Most of the new crude oil produced in West Texas’ Permian Basin during the next few years will be shipped from Gulf Coast ports to growing nations in Asia and other regions, according to analytics firm IHS Markit.
So while domestic oil consumption is rising only slightly, the foreign demand for U.S. oil is booming, spurred by the 2015 end to a decades-old ban on crude exports. The U.S. today ships out almost 1 million barrels of oil each day compared with about 520,000 barrels in 2016.
U.S. oil exports are expected to triple to about 3 million barrels a day by 2025, said Kurt Barrow, a vice president of oil markets for IHS. That oil will be fed primarily by Permian production and shipped from ports in Houston and Corpus Christi.
There are a bevy of pipelines proposed to carry crude oil from West Texas to Corpus, potentially turning the area into a world-class oil exporting hub.
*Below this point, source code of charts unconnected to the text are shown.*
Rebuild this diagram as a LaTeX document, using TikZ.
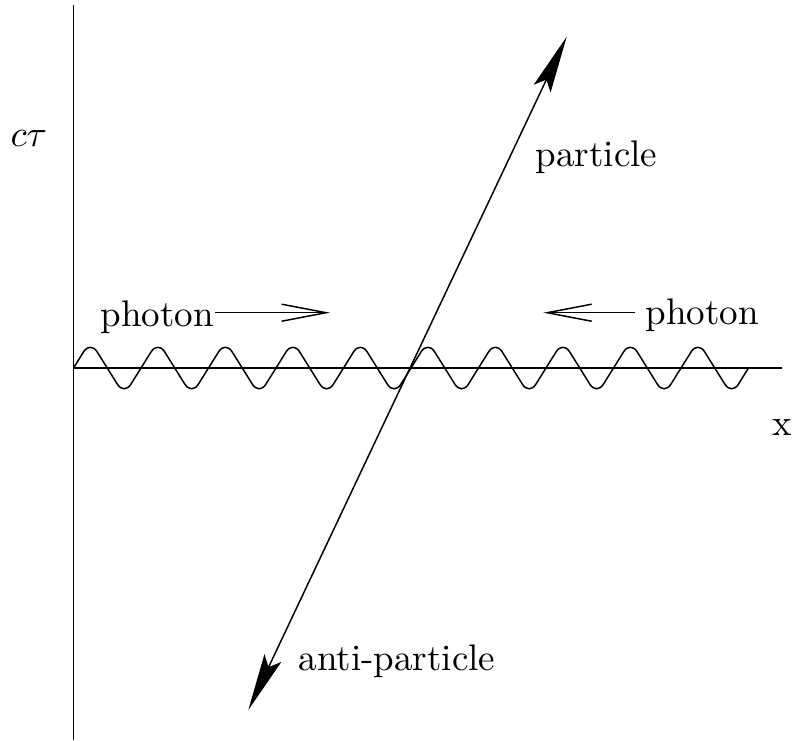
\documentclass[tikz,border=0pt]{standalone}
\usetikzlibrary{arrows.meta, positioning, calc}

\begin{document}
\begin{tikzpicture}[x=0.27pt, y=-0.27pt,
    lbl/.style={inner sep=0pt, anchor=base west},
    worldline/.style={{Stealth[length=15.5pt, width=5pt, inset=2.7pt]}-{Stealth[length=15.5pt, width=5pt, inset=2.7pt]}},
    photonarrow/.style={-{Straight Barb[length=12pt, width=4.6pt]}}]
    \useasboundingbox (0,0) rectangle (793,740);
    % axes
    \coordinate (ytop) at (73.5,5);
    \coordinate (ybot) at (73.5,740);
    \coordinate (orig) at (73.5,368);
    \coordinate (xend) at (782,368);
    \draw (ytop) -- (ybot);
    \draw (orig) -- (xend);
    % photon wave
    \draw[rounded corners=3.4pt] (orig) -- ++(16.875,-27)
        \foreach \k in {1,...,9} {-- ++(33.75,54) -- ++(33.75,-54)}
        -- ++(33.75,54) -- ++(16.875,-27);
    % labels
    \node[lbl] (ctau) at (10,146) {$c\tau$};
    \node[lbl] (part) at (535,166.7) {particle};
    \node[lbl] (phL) at (100,326.7) {photon};
    \node[lbl] (phR) at (645,324) {photon};
    \node[lbl] (xlab) at (771.5,435) {x};
    \node[lbl] (anti) at (298,670) {anti-particle};
    % photon arrows
    \coordinate (phLtip) at (330,312.7);
    \coordinate (phRtip) at (543.3,312.7);
    \coordinate (phRtail) at (635,312.7);
    \draw[photonarrow] (phL.east |- phLtip) -- (phLtip);
    \draw[photonarrow] (phRtail) -- (phRtip);
    % particle / anti-particle
    \coordinate (ptip) at (566.7,36.7);
    \coordinate (atip) at (248.3,710);
    \draw[worldline] (atip) -- (ptip);
\end{tikzpicture}
\end{document}
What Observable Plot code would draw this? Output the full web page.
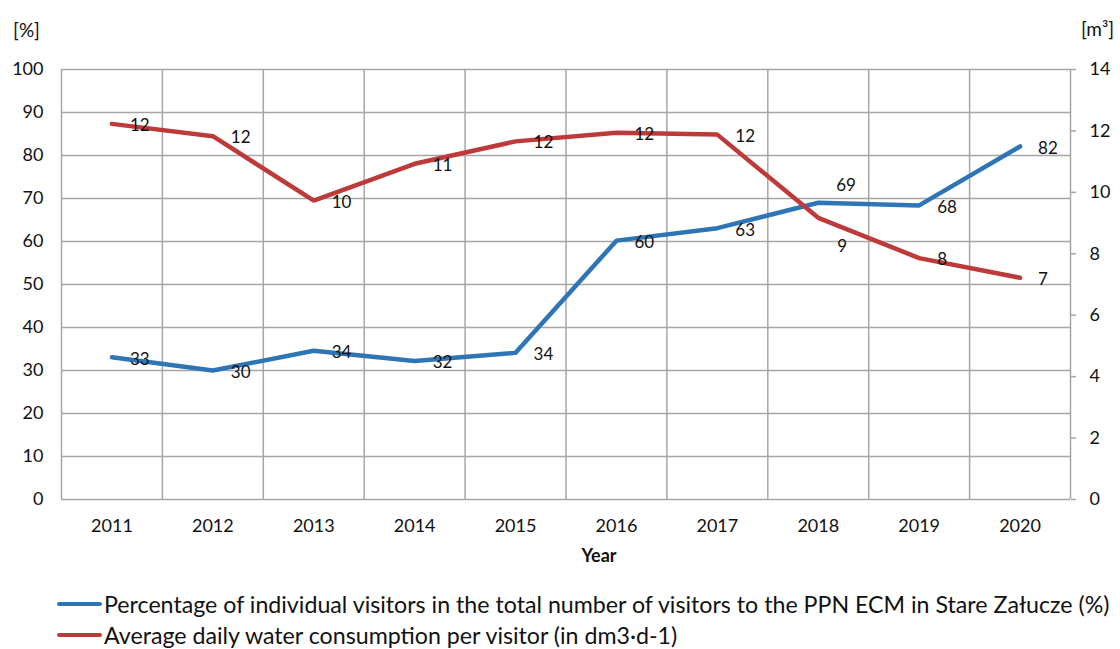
<!DOCTYPE html>
<html>
<head>
<meta charset="utf-8">
<script src="https://cdn.jsdelivr.net/npm/d3@7"></script>
<script src="https://cdn.jsdelivr.net/npm/@observablehq/plot@0.6"></script>
<style>
  html, body { margin: 0; padding: 0; background: #fff; }
  body { width: 1120px; height: 649px; overflow: hidden; font-family: Lato, "DejaVu Sans", sans-serif; }
  #chart svg { display: block; }
  .legend { position: relative; height: 74px; }
  .legend .row { position: absolute; left: 57px; display: flex; align-items: center; font-size: 23.2px; color: #111; white-space: nowrap; }
  .legend .sw { display: inline-block; width: 45px; height: 4px; margin-right: 2px; border-radius: 2px; }
</style>
</head>
<body>
<div id="chart"></div>
<div class="legend" id="legend"></div>
<script>
// ---- data ----
const years = [2011, 2012, 2013, 2014, 2015, 2016, 2017, 2018, 2019, 2020];
const visitorsPct = [33.1, 30.0, 34.6, 32.2, 34.1, 60.2, 63.1, 69.0, 68.4, 82.1];
const waterUse = [12.23, 11.83, 9.73, 10.93, 11.66, 11.94, 11.88, 9.17, 7.86, 7.22];
const visitorLabels = ["33", "30", "34", "32", "34", "60", "63", "69", "68", "82"];
const waterLabels = ["12", "12", "10", "11", "12", "12", "12", "9", "8", "7"];
const leftTicks = [0, 10, 20, 30, 40, 50, 60, 70, 80, 90, 100];
const rightTicks = [0, 2, 4, 6, 8, 10, 12, 14];
const seriesNames = [
  "Percentage of individual visitors in the total number of visitors to the PPN ECM in Stare Załucze (%)",
  "Average daily water consumption per visitor (in dm3·d-1)"
];
const xTitle = "Year";
const leftUnit = "[%]";
const rightUnit = "[m³]";

const blue = "#2e75b6";
const red = "#be3a3a";
const gridColor = "#a6a6a6";
const fs = 17;
const fsAxis = 18;
const fsTitle = 19;
const k = 100 / 14; // right axis (0–14) mapped onto left axis (0–100)

const rows = years.map((y, i) => ({
  year: y,
  pct: visitorsPct[i],
  water: waterUse[i],
  pctLabel: visitorLabels[i],
  waterLabel: waterLabels[i]
}));
const special = 2018;
const bounds = years.map(y => y - 0.5).concat([years[years.length - 1] + 0.5]);

const chart = Plot.plot({
  width: 1120,
  height: 575,
  marginLeft: 61,
  marginRight: 50,
  marginTop: 69,
  marginBottom: 76,
  x: { domain: [years[0] - 0.5, years[years.length - 1] + 0.5] },
  y: { domain: [0, 100] },
  style: { fontFamily: "Lato, 'DejaVu Sans', sans-serif", fontSize: "17px", color: "#111", background: "white" },
  marks: [
    Plot.ruleY(leftTicks.filter(t => t > 0), { stroke: gridColor, strokeWidth: 1.5 }),
    Plot.ruleX(bounds, { stroke: gridColor, strokeWidth: 1.5 }),
    Plot.ruleY([0], { stroke: gridColor, strokeWidth: 1.5 }),
    Plot.axisY(leftTicks, { anchor: "left", tickSize: 0, tickPadding: 18, label: null, tickFormat: d3.format("d"), fill: "#111", fontSize: fsAxis }),
    Plot.axisY(rightTicks.map(v => v * k), {
      anchor: "right", tickSize: 5, tickPadding: 14, label: null,
      tickFormat: d => String(Math.round(d / k)), stroke: gridColor, strokeWidth: 1.5, fill: "#111", fontSize: fsAxis
    }),
    Plot.axisX(years, { anchor: "bottom", tickSize: 0, tickPadding: 20, label: null, tickFormat: d3.format("d"), fill: "#111", fontSize: fsAxis }),
    Plot.lineY(rows, { x: "year", y: "pct", stroke: blue, strokeWidth: 4.5, strokeLinejoin: "miter", strokeLinecap: "round" }),
    Plot.lineY(rows, { x: "year", y: d => d.water * k, stroke: red, strokeWidth: 4.5, strokeLinejoin: "miter", strokeLinecap: "round" }),
    Plot.text(rows.filter(d => d.year !== special), { x: "year", y: "pct", text: "pctLabel", textAnchor: "start", dx: 18, dy: 2, fill: "#111", fontSize: fs }),
    Plot.text(rows.filter(d => d.year === special), { x: "year", y: "pct", text: "pctLabel", textAnchor: "start", dx: 18, dy: -17, fill: "#111", fontSize: fs }),
    Plot.text(rows.filter(d => d.year !== special), { x: "year", y: d => d.water * k, text: "waterLabel", textAnchor: "start", dx: 18, dy: 1.5, fill: "#111", fontSize: fs }),
    Plot.text(rows.filter(d => d.year === special), { x: "year", y: d => d.water * k, text: "waterLabel", textAnchor: "start", dx: 19, dy: 29, fill: "#111", fontSize: fs }),
    Plot.text([xTitle], { frameAnchor: "bottom", textAnchor: "middle", lineAnchor: "middle", dy: 57, dx: 33, text: d => d, fontWeight: "bold", fill: "#111", fontSize: fsAxis }),
    Plot.text([leftUnit], { frameAnchor: "top-left", textAnchor: "middle", lineAnchor: "middle", dx: -35, dy: -39, text: d => d, fill: "#111", fontSize: fsTitle }),
    Plot.text([rightUnit], { frameAnchor: "top-right", textAnchor: "middle", lineAnchor: "middle", dx: 27, dy: -40, text: d => d, fill: "#111", fontSize: fsTitle })
  ]
});
document.getElementById("chart").appendChild(chart);

const legend = document.getElementById("legend");
[[seriesNames[0], blue, 30], [seriesNames[1], red, 61]].forEach(([name, color, top]) => {
  const row = document.createElement("div");
  row.className = "row";
  row.style.top = (top - 15) + "px";
  const sw = document.createElement("span");
  sw.className = "sw";
  sw.style.background = color;
  const tx = document.createElement("span");
  tx.textContent = name;
  row.appendChild(sw);
  row.appendChild(tx);
  legend.appendChild(row);
});
</script>
</body>
</html>
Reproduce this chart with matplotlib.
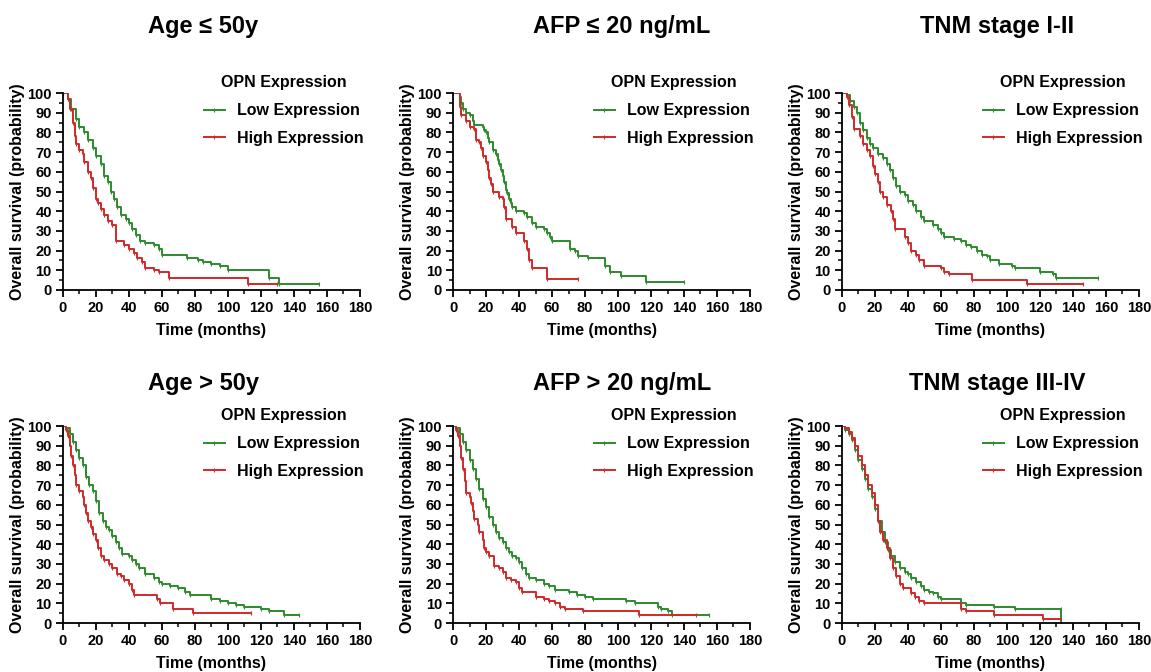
import matplotlib
matplotlib.use('Agg')
import matplotlib.pyplot as plt
from matplotlib.ticker import MultipleLocator

plt.rcParams['font.family'] = ['Liberation Sans', 'DejaVu Sans']
plt.rcParams['font.weight'] = 'bold'

# step points (time in months, survival in %)
age_le50_low_t = [0, 3, 5, 8, 10, 13, 15, 18, 20, 23, 25, 27, 29, 31, 33, 35, 38, 40, 42, 44, 47, 50, 55, 58, 60,
                  75, 82, 85, 90, 95, 100, 125, 131, 155]
age_le50_low_s = [100, 97, 92, 87, 83, 80, 76, 72, 68, 64, 58, 55, 50, 46, 42, 38, 36, 34, 31, 28, 25, 24, 23, 21, 18,
                  16, 15, 14, 13, 12, 10, 6, 3, 3]
age_le50_high_t = [0, 3, 4, 6, 7, 8, 10, 12, 13, 15, 17, 18, 20, 21, 23, 25, 27, 30, 32, 37, 40, 43, 45, 48, 50,
                   55, 58, 64, 112, 130]
age_le50_high_s = [100, 97, 92, 85, 78, 74, 71, 69, 65, 60, 57, 52, 46, 44, 41, 38, 35, 33, 25, 23, 21, 19, 16, 14, 11,
                   10, 9, 6, 3, 3]

afp_le20_low_t = [0, 4, 5, 6, 8, 10, 12, 13, 18, 19, 20, 21, 22, 24, 26, 27, 28, 29, 30, 31, 32, 33, 34, 35, 36, 38,
                  43, 45, 48, 50, 55, 57, 59, 60, 71, 74, 76, 82, 92, 95, 102, 117, 140]
afp_le20_low_s = [100, 98, 95, 92, 90, 89, 86, 84, 83, 81, 80, 77, 75, 71, 69, 66, 64, 61, 58, 55, 51, 49, 46, 44, 42,
                  40, 39, 37, 34, 32, 31, 29, 27, 25, 21, 20, 17, 16, 12, 9, 7, 4, 4]
afp_le20_high_t = [0, 4, 5, 8, 10, 13, 14, 16, 17, 18, 20, 21, 22, 23, 24, 28, 30, 31, 32, 36, 38, 43, 45, 46, 48,
                   57, 76]
afp_le20_high_s = [100, 93, 89, 86, 83, 82, 76, 75, 72, 68, 65, 61, 57, 54, 50, 47, 46, 42, 36, 32, 29, 25, 21, 15, 11,
                   5.5, 5.5]

tnm12_low_t = [0, 3, 5, 7, 9, 11, 13, 15, 17, 19, 22, 25, 27, 29, 31, 33, 35, 38, 40, 43, 45, 48, 50, 55, 58, 60, 62,
               68, 72, 75, 78, 82, 85, 88, 90, 95, 103, 105, 120, 128, 130, 155]
tnm12_low_s = [100, 99, 96, 93, 90, 85, 81, 77, 74, 72, 69, 67, 64, 61, 57, 53, 50, 48, 45, 43, 40, 37, 35, 33, 31, 29,
               27, 26, 25, 23, 22, 20, 18, 17, 15, 13, 12, 11, 9, 8, 6, 6]
tnm12_high_t = [0, 3, 4, 6, 7, 11, 13, 15, 17, 19, 20, 22, 23, 25, 27, 30, 31, 32, 38, 40, 42, 45, 47, 50, 60, 62,
                65, 79, 112, 146]
tnm12_high_s = [100, 98, 94, 88, 82, 78, 74, 71, 68, 63, 59, 55, 50, 47, 43, 40, 36, 31, 27, 24, 20, 18, 15, 12, 11, 9,
                8, 5, 3, 3]

age_gt50_low_t = [0, 2, 4, 6, 8, 10, 12, 14, 16, 18, 20, 22, 24, 26, 28, 30, 32, 34, 36, 40, 42, 44, 46, 50, 55, 58,
                  60, 65, 70, 74, 77, 90, 95, 100, 105, 110, 120, 125, 134, 143]
age_gt50_low_s = [100, 99, 96, 92, 88, 84, 80, 74, 70, 67, 62, 56, 52, 49, 47, 44, 41, 38, 35, 34, 32, 30, 28, 25, 23,
                  21, 20, 19, 18, 16, 14, 12, 11, 10, 9, 8, 7, 6, 4, 4]
age_gt50_high_t = [0, 2, 3, 4, 5, 6, 7, 8, 10, 12, 13, 14, 15, 17, 18, 20, 21, 23, 25, 28, 30, 33, 35, 37, 40, 42,
                   43, 57, 59, 67, 79, 114]
age_gt50_high_s = [100, 98, 95, 90, 85, 80, 75, 70, 67, 64, 60, 56, 52, 49, 45, 42, 38, 34, 32, 30, 28, 25, 24, 22, 20,
                   17, 14, 12, 10, 7, 5, 5]

afp_gt20_low_t = [0, 2, 4, 6, 8, 10, 12, 14, 16, 18, 20, 22, 24, 26, 28, 30, 32, 34, 36, 38, 40, 42, 44, 46, 50, 55,
                  58, 62, 70, 75, 80, 85, 105, 110, 124, 126, 130, 133, 155]
afp_gt20_low_s = [100, 99, 96, 92, 88, 83, 78, 73, 68, 63, 59, 54, 50, 46, 43, 41, 38, 36, 34, 33, 31, 28, 25, 23, 22,
                  20, 19, 17, 16, 14, 13, 12, 11, 10, 8, 7, 6, 4, 4]
afp_gt20_high_t = [0, 2, 3, 4, 5, 6, 7, 8, 10, 11, 12, 13, 15, 16, 18, 19, 20, 22, 25, 28, 30, 32, 35, 38, 40, 42,
                   50, 55, 58, 62, 65, 68, 79, 113, 147]
afp_gt20_high_s = [100, 98, 95, 90, 84, 78, 72, 66, 64, 61, 57, 53, 50, 46, 42, 38, 36, 34, 29, 28, 26, 23, 22, 21, 18,
                   16, 13, 12, 11, 10, 8, 7, 6, 4, 4]

tnm34_low_t = [0, 2, 4, 6, 8, 10, 12, 14, 16, 18, 20, 22, 24, 26, 28, 30, 32, 35, 38, 40, 42, 45, 48, 50, 53, 55, 58,
               60, 72, 75, 92, 105, 133, 133]
tnm34_low_s = [100, 98, 96, 93, 88, 83, 78, 73, 68, 64, 58, 52, 46, 41, 37, 34, 31, 28, 26, 25, 23, 21, 19, 17, 16, 15,
               13, 12, 10, 9, 8, 7, 7, 0]
tnm34_high_t = [0, 2, 4, 6, 8, 10, 12, 14, 16, 18, 20, 22, 23, 25, 27, 29, 31, 33, 35, 37, 42, 44, 47, 50, 72, 75,
                92, 122, 133]
tnm34_high_s = [100, 99, 97, 94, 90, 85, 80, 75, 70, 66, 60, 52, 46, 42, 38, 33, 28, 24, 20, 18, 15, 13, 11, 10, 7, 6,
                4, 2, 2]

titles = ['Age \u2264 50y', 'AFP \u2264 20 ng/mL', 'TNM stage I-II',
          'Age > 50y', 'AFP > 20 ng/mL', 'TNM stage III-IV']
curves = [
    (age_le50_low_t, age_le50_low_s, age_le50_high_t, age_le50_high_s),
    (afp_le20_low_t, afp_le20_low_s, afp_le20_high_t, afp_le20_high_s),
    (tnm12_low_t, tnm12_low_s, tnm12_high_t, tnm12_high_s),
    (age_gt50_low_t, age_gt50_low_s, age_gt50_high_t, age_gt50_high_s),
    (afp_gt20_low_t, afp_gt20_low_s, afp_gt20_high_t, afp_gt20_high_s),
    (tnm34_low_t, tnm34_low_s, tnm34_high_t, tnm34_high_s),
]

GREEN = '#2e8b2e'
RED = '#d02a2a'

fig = plt.figure(figsize=(11.51, 6.72), dpi=100)

lefts = [0.0547, 0.3936, 0.7315]
bottoms = [0.5685, 0.0729]
title_x = [0.1764, 0.5404, 0.8662]
title_y = [0.951, 0.42]

for k, (lt, ls, ht, hs) in enumerate(curves):
    row, col = divmod(k, 3)
    ax = fig.add_axes([lefts[col], bottoms[row], 0.258, 0.293])

    ax.plot(lt, ls, drawstyle='steps-post', color=GREEN, lw=1.4,
            marker='|', ms=3, mew=0.8, label='Low Expression')
    ax.plot(ht, hs, drawstyle='steps-post', color=RED, lw=1.4,
            marker='|', ms=3, mew=0.8, label='High Expression')

    ax.set_xlim(0, 180)
    ax.set_ylim(0, 100)
    ax.xaxis.set_major_locator(MultipleLocator(20))
    ax.xaxis.set_minor_locator(MultipleLocator(10))
    ax.yaxis.set_major_locator(MultipleLocator(10))
    ax.yaxis.set_minor_locator(MultipleLocator(5))
    for s in ['top', 'right']:
        ax.spines[s].set_visible(False)
    for s in ['left', 'bottom']:
        ax.spines[s].set_linewidth(1.3)
    ax.tick_params(which='major', length=5, width=1.3, labelsize=10.5, pad=3)
    ax.tick_params(which='minor', length=3, width=1.1)
    ax.set_xlabel('Time (months)', fontsize=11.5, fontweight='bold', labelpad=6)
    ax.set_ylabel('Overall survival (probability)', fontsize=11.5, fontweight='bold', labelpad=2)

    leg = ax.legend(loc='upper left', bbox_to_anchor=(0.475, 1.09), frameon=False,
                    title='OPN Expression', fontsize=11.5, title_fontsize=11.5,
                    handlelength=1.3, handletextpad=0.75, labelspacing=0.8,
                    borderpad=0, borderaxespad=0)
    leg.get_title().set_fontweight('bold')

    fig.text(title_x[col], title_y[row], titles[k], fontsize=17, fontweight='bold',
             ha='center', va='baseline')

fig.savefig('out.png', dpi=100)
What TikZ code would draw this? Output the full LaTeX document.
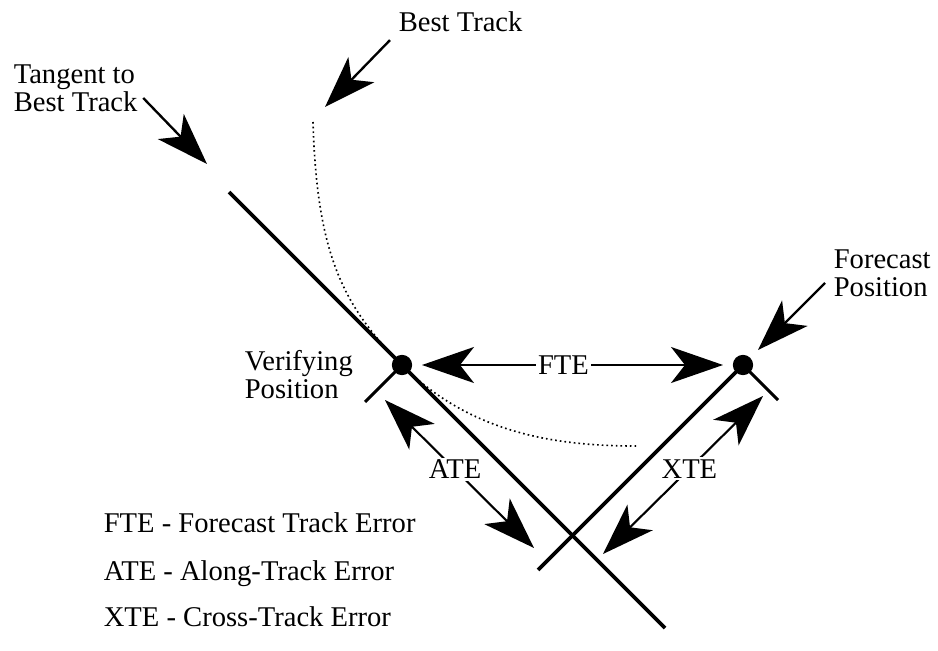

Likewise, oil pipelines from the Permian to
Houston are under construction or being expanded by companies like Houston’s Enterprise Products Partners, Plains All American Pipeline and Oklahoma’s Magellan Midstream Partners.
The proposed crude pipelines – if most are built – could nearly double the current capacity levels from the Permian Basin by 2020, according to a new report from Credit Suisse analysts.
Gulf Coast refineries use some of the Texas oil, but they’re built to primarily rely on denser crude from Canada, Latin America and some Middle Eastern nations, and they’ll continue to import that oil. As such, most of the new Permian production will travel to other countries via large oil tankers, Barrow said.
Permian oil production is approaching 2.5 million barrels a day now — up from less than 1 million as recently as 2011. But the amount of oil pipeline projects in the works could bring the Permian’s crude pipeline capacity to nearly 5 million barrels by 2020.
Permian production could exceed 4 million barrels a day by 2020 if oil prices rise to about $60 a barrel, according to Credit Suisse. The U.S. benchmark for oil is hovering near $48 a barrel.